The opening credits sequence suggests that maybe the McCallisters are time travelers, but nothing comes of it in the show itself. It would explain why everyone is wearing mismatched clothing, with the matriarch (maybe?) looking like Ma Walton, the kids wearing space age jogging suits, and the hero, Ben McCallister (Beeson Carroll), dressed to attend the local Renaissance Pleasure Faire and Faerie Festival. What the show does set up as a potential ongoing story arc is dull, what it doesn’t think needs explaining is perplexing–I initially thought the imitation Luke Skywalker was another member of the McCallister clan, until he and the McCallister daughter have a moment of 100% unearned romantic drama. “I wish you hadn’t come,” she says, while the audience collectively scratches their heads and thinks why not?
A brief stab at something resembling a plot comes by way of Orthwaite Frodo (Roy Brocksmith), a visitor to the space diner, and the sole memorable character mostly because his name is Orthwaite Frodo. Frodo becomes so enamored by the apple pie the diner serves that he offers to buy the whole business from Ben. Ben, a humble salt of the earth type who, despite the 22nd century setting, talks like a character in a 1950s Western, politely refuses. Unable to take no for answer, Frodo calls for his personal hitman, Wilson, because what else would you name an intergalactic hitman? Wilson tries to assassinate Ben with some sort of floating crystal grenade thing, which Ben deflects with a good old-fashioned, thoroughly 19th century rifle. The episode ends with the aspiring lounge singer serenading the whole diner with “As Time Goes By” (still a standard more than 200 years from now, evidently) while Ben makes goo-goo eyes at her.
Meanwhile, a canned laugh track is liberally sprinkled over the whole unappealing mess like Bac-Os on a wilted pile of iceberg lettuce.
In giving this some additional thought, despite Arthur Kopit’s propensity for deliberate weirdness (seriously, read Oh Dad, Poor Dad, one of the characters is a laughing piranha), I don’t think anyone involved in the making of Starstruck set out to make it purposely unintelligible. Rather, it reads more as if Kopit wrote scripts for several episodes, which were then run through a shredder and random strips and scraps pasted together as a whole new script. It’s a clip episode for a series that hadn’t aired yet, with far more time devoted to random reaction shots from random characters than developing any of those same characters, so it’s not difficult to see why TV audiences didn’t demand more where that came from.

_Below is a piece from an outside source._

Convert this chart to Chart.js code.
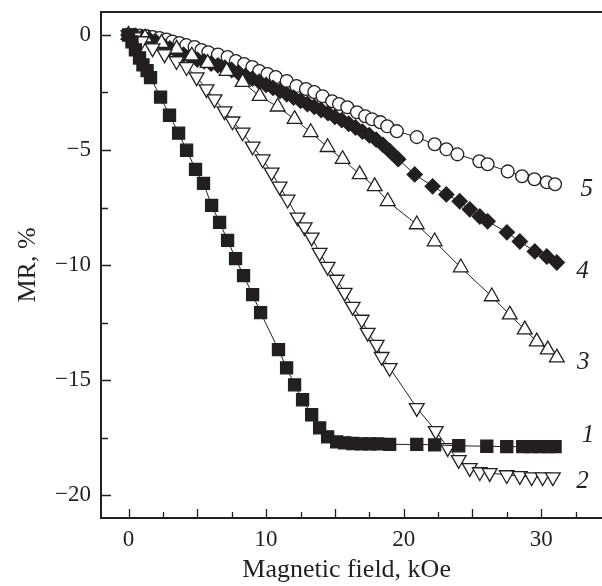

As with the previously reviewed The Nerd, what is puzzling is how many people must have looked at the final product (which, let me reiterate, just abruptly ends with a musical performance) and said “Yep, this is good. Not a thing needs to be changed. Take it to the head honchos, this is going to get a three season order.” Mind you, I don’t know that that’s exactly what was said, but I always assume that conversations between people in the entertainment industry often involve the phrase “head honchos.” Beyond that, at least one head honcho had to have viewed this and thought it was ready to be aired in a Saturday night time slot. Granted, it aired in June, which for network TV is like putting out a plate of nachos after your Super Bowl party is over, but the fact that Starstruck was aired at all is still remarkable. But, then again, my lack of understanding of these things might be why I only write about the entertainment industry, rather than work in it.